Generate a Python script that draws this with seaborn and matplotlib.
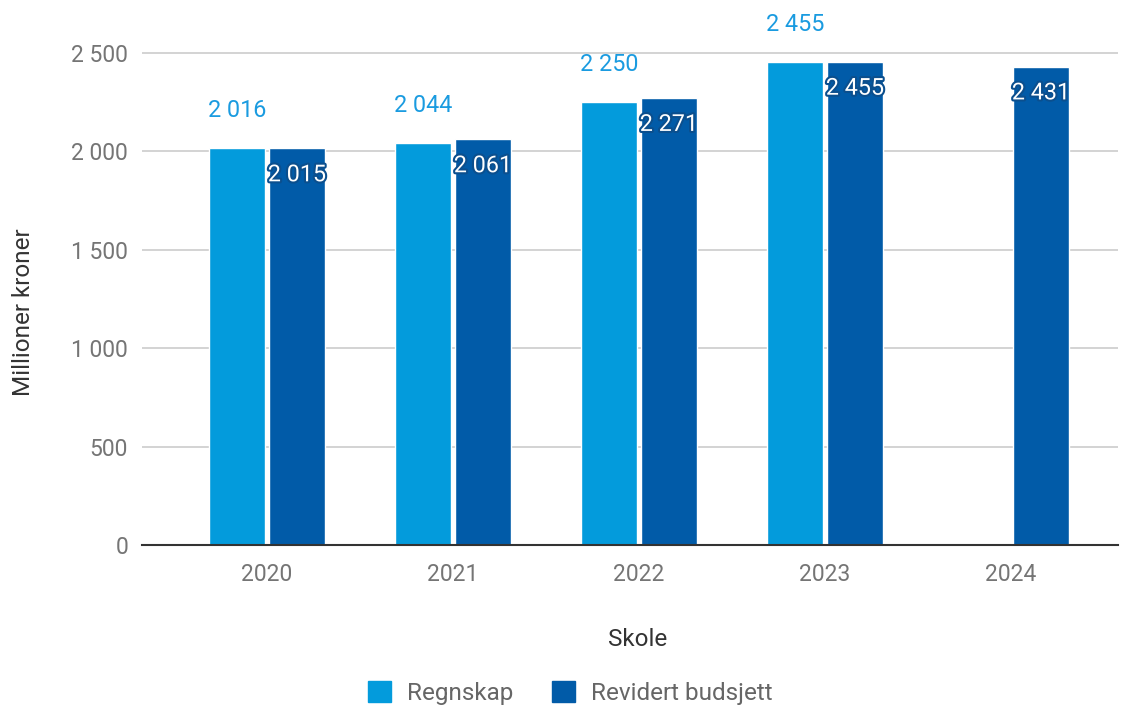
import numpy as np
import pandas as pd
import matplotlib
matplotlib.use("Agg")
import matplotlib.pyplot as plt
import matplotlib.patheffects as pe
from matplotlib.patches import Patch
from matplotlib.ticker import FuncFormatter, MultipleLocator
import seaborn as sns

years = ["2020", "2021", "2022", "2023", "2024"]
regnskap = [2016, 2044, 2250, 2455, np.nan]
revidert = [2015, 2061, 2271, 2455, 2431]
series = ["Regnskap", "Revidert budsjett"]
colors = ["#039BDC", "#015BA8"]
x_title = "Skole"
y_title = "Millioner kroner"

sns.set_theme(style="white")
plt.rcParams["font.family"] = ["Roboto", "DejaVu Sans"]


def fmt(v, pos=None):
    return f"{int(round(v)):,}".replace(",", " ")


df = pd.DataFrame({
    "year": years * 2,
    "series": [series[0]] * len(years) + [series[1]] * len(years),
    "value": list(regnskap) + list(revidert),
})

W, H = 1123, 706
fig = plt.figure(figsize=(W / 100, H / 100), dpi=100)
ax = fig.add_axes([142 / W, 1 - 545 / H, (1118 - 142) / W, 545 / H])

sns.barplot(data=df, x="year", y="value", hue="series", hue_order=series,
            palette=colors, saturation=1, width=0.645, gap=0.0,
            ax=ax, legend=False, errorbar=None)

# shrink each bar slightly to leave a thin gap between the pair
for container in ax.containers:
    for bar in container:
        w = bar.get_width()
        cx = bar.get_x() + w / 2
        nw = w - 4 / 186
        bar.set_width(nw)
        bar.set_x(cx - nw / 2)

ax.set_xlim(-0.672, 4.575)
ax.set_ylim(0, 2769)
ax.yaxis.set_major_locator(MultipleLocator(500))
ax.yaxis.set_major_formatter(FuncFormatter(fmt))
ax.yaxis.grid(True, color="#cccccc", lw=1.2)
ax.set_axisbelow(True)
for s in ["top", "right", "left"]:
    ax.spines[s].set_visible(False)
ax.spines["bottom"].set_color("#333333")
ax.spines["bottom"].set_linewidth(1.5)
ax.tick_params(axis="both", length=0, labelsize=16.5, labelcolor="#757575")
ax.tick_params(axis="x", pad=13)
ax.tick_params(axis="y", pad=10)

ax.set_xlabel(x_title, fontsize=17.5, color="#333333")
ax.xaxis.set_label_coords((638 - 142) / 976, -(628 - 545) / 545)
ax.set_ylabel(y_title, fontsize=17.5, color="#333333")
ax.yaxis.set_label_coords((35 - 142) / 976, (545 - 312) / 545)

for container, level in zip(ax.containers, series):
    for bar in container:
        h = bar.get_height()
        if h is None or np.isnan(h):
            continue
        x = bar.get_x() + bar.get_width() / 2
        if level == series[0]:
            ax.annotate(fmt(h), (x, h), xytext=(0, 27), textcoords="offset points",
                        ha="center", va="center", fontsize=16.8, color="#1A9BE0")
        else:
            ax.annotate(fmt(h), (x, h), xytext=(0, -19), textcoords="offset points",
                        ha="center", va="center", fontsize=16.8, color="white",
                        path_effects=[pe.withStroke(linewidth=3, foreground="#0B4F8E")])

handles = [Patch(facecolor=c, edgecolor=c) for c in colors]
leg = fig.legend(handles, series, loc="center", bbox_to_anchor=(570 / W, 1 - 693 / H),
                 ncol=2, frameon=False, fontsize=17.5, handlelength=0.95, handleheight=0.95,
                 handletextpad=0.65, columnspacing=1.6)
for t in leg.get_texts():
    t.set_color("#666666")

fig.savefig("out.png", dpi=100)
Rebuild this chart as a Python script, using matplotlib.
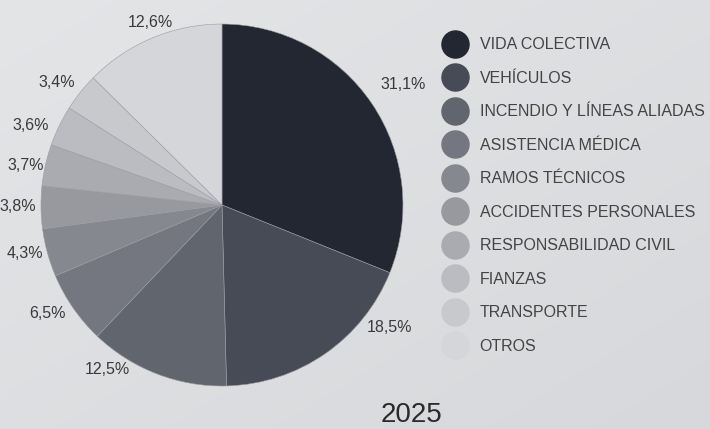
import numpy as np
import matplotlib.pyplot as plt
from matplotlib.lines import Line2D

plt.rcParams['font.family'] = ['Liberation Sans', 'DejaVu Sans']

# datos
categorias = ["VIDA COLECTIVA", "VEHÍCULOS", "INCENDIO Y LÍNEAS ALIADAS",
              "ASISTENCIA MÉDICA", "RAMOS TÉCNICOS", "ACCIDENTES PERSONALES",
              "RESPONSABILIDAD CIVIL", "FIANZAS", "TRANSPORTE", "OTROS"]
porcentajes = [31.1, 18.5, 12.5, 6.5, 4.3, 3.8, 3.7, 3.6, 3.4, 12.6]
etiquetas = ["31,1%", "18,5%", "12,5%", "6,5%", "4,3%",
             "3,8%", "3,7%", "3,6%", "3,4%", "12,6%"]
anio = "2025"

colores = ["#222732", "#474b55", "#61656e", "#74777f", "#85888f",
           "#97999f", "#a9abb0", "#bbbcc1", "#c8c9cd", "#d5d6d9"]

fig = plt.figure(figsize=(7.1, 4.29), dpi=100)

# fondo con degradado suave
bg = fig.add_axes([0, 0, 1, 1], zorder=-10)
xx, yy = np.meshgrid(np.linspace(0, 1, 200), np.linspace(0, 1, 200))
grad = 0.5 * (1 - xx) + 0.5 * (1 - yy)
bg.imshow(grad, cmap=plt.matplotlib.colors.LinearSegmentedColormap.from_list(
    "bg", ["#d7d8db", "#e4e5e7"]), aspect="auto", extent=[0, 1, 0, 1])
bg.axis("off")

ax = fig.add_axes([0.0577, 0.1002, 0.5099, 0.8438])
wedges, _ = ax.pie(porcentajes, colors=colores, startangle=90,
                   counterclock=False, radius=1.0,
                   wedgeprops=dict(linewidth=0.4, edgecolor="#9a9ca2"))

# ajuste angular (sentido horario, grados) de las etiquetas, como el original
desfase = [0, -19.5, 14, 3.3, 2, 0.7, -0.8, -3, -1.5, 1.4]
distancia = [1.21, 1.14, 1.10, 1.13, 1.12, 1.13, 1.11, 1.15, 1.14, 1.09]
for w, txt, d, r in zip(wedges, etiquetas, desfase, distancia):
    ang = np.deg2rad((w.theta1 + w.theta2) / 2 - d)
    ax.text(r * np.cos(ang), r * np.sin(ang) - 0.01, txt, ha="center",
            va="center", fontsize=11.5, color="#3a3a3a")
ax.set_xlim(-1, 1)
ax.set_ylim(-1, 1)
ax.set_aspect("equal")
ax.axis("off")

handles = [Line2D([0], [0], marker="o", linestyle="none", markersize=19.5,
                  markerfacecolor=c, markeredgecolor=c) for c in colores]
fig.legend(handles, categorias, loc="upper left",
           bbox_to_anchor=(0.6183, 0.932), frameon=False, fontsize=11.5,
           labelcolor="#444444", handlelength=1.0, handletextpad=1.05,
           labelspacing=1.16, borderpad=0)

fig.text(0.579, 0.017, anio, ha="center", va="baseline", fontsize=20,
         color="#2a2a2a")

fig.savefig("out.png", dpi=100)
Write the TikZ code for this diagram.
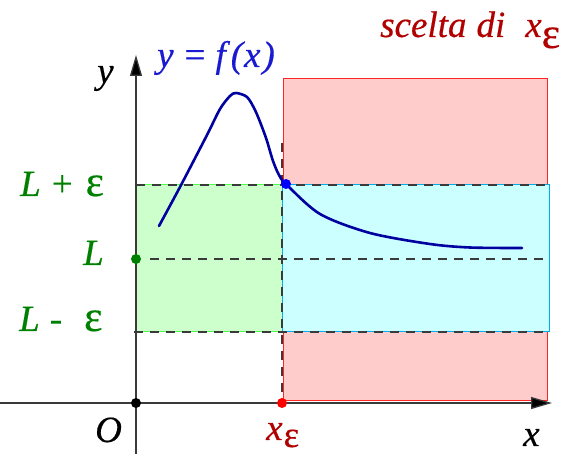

**INSTRUCTIONS TO FOLLOW**
Omitting all images, retype each line of the records precisely.

**EXPECTED ANSWER**
Generate a Python script that draws this with seaborn and matplotlib.
import numpy as np
import pandas as pd
import matplotlib
matplotlib.use("Agg")
import matplotlib.pyplot as plt
import matplotlib.patheffects as pe
from matplotlib.patches import Patch
from matplotlib.ticker import FuncFormatter, MultipleLocator
import seaborn as sns

years = ["2020", "2021", "2022", "2023", "2024"]
regnskap = [2016, 2044, 2250, 2455, np.nan]
revidert = [2015, 2061, 2271, 2455, 2431]
series = ["Regnskap", "Revidert budsjett"]
colors = ["#039BDC", "#015BA8"]
x_title = "Skole"
y_title = "Millioner kroner"

sns.set_theme(style="white")
plt.rcParams["font.family"] = ["Roboto", "DejaVu Sans"]


def fmt(v, pos=None):
    return f"{int(round(v)):,}".replace(",", " ")


df = pd.DataFrame({
    "year": years * 2,
    "series": [series[0]] * len(years) + [series[1]] * len(years),
    "value": list(regnskap) + list(revidert),
})

W, H = 1123, 706
fig = plt.figure(figsize=(W / 100, H / 100), dpi=100)
ax = fig.add_axes([142 / W, 1 - 545 / H, (1118 - 142) / W, 545 / H])

sns.barplot(data=df, x="year", y="value", hue="series", hue_order=series,
            palette=colors, saturation=1, width=0.645, gap=0.0,
            ax=ax, legend=False, errorbar=None)

# shrink each bar slightly to leave a thin gap between the pair
for container in ax.containers:
    for bar in container:
        w = bar.get_width()
        cx = bar.get_x() + w / 2
        nw = w - 4 / 186
        bar.set_width(nw)
        bar.set_x(cx - nw / 2)

ax.set_xlim(-0.672, 4.575)
ax.set_ylim(0, 2769)
ax.yaxis.set_major_locator(MultipleLocator(500))
ax.yaxis.set_major_formatter(FuncFormatter(fmt))
ax.yaxis.grid(True, color="#cccccc", lw=1.2)
ax.set_axisbelow(True)
for s in ["top", "right", "left"]:
    ax.spines[s].set_visible(False)
ax.spines["bottom"].set_color("#333333")
ax.spines["bottom"].set_linewidth(1.5)
ax.tick_params(axis="both", length=0, labelsize=16.5, labelcolor="#757575")
ax.tick_params(axis="x", pad=13)
ax.tick_params(axis="y", pad=10)

ax.set_xlabel(x_title, fontsize=17.5, color="#333333")
ax.xaxis.set_label_coords((638 - 142) / 976, -(628 - 545) / 545)
ax.set_ylabel(y_title, fontsize=17.5, color="#333333")
ax.yaxis.set_label_coords((35 - 142) / 976, (545 - 312) / 545)

for container, level in zip(ax.containers, series):
    for bar in container:
        h = bar.get_height()
        if h is None or np.isnan(h):
            continue
        x = bar.get_x() + bar.get_width() / 2
        if level == series[0]:
            ax.annotate(fmt(h), (x, h), xytext=(0, 27), textcoords="offset points",
                        ha="center", va="center", fontsize=16.8, color="#1A9BE0")
        else:
            ax.annotate(fmt(h), (x, h), xytext=(0, -19), textcoords="offset points",
                        ha="center", va="center", fontsize=16.8, color="white",
                        path_effects=[pe.withStroke(linewidth=3, foreground="#0B4F8E")])

handles = [Patch(facecolor=c, edgecolor=c) for c in colors]
leg = fig.legend(handles, series, loc="center", bbox_to_anchor=(570 / W, 1 - 693 / H),
                 ncol=2, frameon=False, fontsize=17.5, handlelength=0.95, handleheight=0.95,
                 handletextpad=0.65, columnspacing=1.6)
for t in leg.get_texts():
    t.set_color("#666666")

fig.savefig("out.png", dpi=100)
Rebuild this chart as a Python script, using matplotlib.
import numpy as np
import matplotlib.pyplot as plt
from matplotlib.lines import Line2D

plt.rcParams['font.family'] = ['Liberation Sans', 'DejaVu Sans']

# datos
categorias = ["VIDA COLECTIVA", "VEHÍCULOS", "INCENDIO Y LÍNEAS ALIADAS",
              "ASISTENCIA MÉDICA", "RAMOS TÉCNICOS", "ACCIDENTES PERSONALES",
              "RESPONSABILIDAD CIVIL", "FIANZAS", "TRANSPORTE", "OTROS"]
porcentajes = [31.1, 18.5, 12.5, 6.5, 4.3, 3.8, 3.7, 3.6, 3.4, 12.6]
etiquetas = ["31,1%", "18,5%", "12,5%", "6,5%", "4,3%",
             "3,8%", "3,7%", "3,6%", "3,4%", "12,6%"]
anio = "2025"

colores = ["#222732", "#474b55", "#61656e", "#74777f", "#85888f",
           "#97999f", "#a9abb0", "#bbbcc1", "#c8c9cd", "#d5d6d9"]

fig = plt.figure(figsize=(7.1, 4.29), dpi=100)

# fondo con degradado suave
bg = fig.add_axes([0, 0, 1, 1], zorder=-10)
xx, yy = np.meshgrid(np.linspace(0, 1, 200), np.linspace(0, 1, 200))
grad = 0.5 * (1 - xx) + 0.5 * (1 - yy)
bg.imshow(grad, cmap=plt.matplotlib.colors.LinearSegmentedColormap.from_list(
    "bg", ["#d7d8db", "#e4e5e7"]), aspect="auto", extent=[0, 1, 0, 1])
bg.axis("off")

ax = fig.add_axes([0.0577, 0.1002, 0.5099, 0.8438])
wedges, _ = ax.pie(porcentajes, colors=colores, startangle=90,
                   counterclock=False, radius=1.0,
                   wedgeprops=dict(linewidth=0.4, edgecolor="#9a9ca2"))

# ajuste angular (sentido horario, grados) de las etiquetas, como el original
desfase = [0, -19.5, 14, 3.3, 2, 0.7, -0.8, -3, -1.5, 1.4]
distancia = [1.21, 1.14, 1.10, 1.13, 1.12, 1.13, 1.11, 1.15, 1.14, 1.09]
for w, txt, d, r in zip(wedges, etiquetas, desfase, distancia):
    ang = np.deg2rad((w.theta1 + w.theta2) / 2 - d)
    ax.text(r * np.cos(ang), r * np.sin(ang) - 0.01, txt, ha="center",
            va="center", fontsize=11.5, color="#3a3a3a")
ax.set_xlim(-1, 1)
ax.set_ylim(-1, 1)
ax.set_aspect("equal")
ax.axis("off")

handles = [Line2D([0], [0], marker="o", linestyle="none", markersize=19.5,
                  markerfacecolor=c, markeredgecolor=c) for c in colores]
fig.legend(handles, categorias, loc="upper left",
           bbox_to_anchor=(0.6183, 0.932), frameon=False, fontsize=11.5,
           labelcolor="#444444", handlelength=1.0, handletextpad=1.05,
           labelspacing=1.16, borderpad=0)

fig.text(0.579, 0.017, anio, ha="center", va="baseline", fontsize=20,
         color="#2a2a2a")

fig.savefig("out.png", dpi=100)
Write the TikZ code for this diagram.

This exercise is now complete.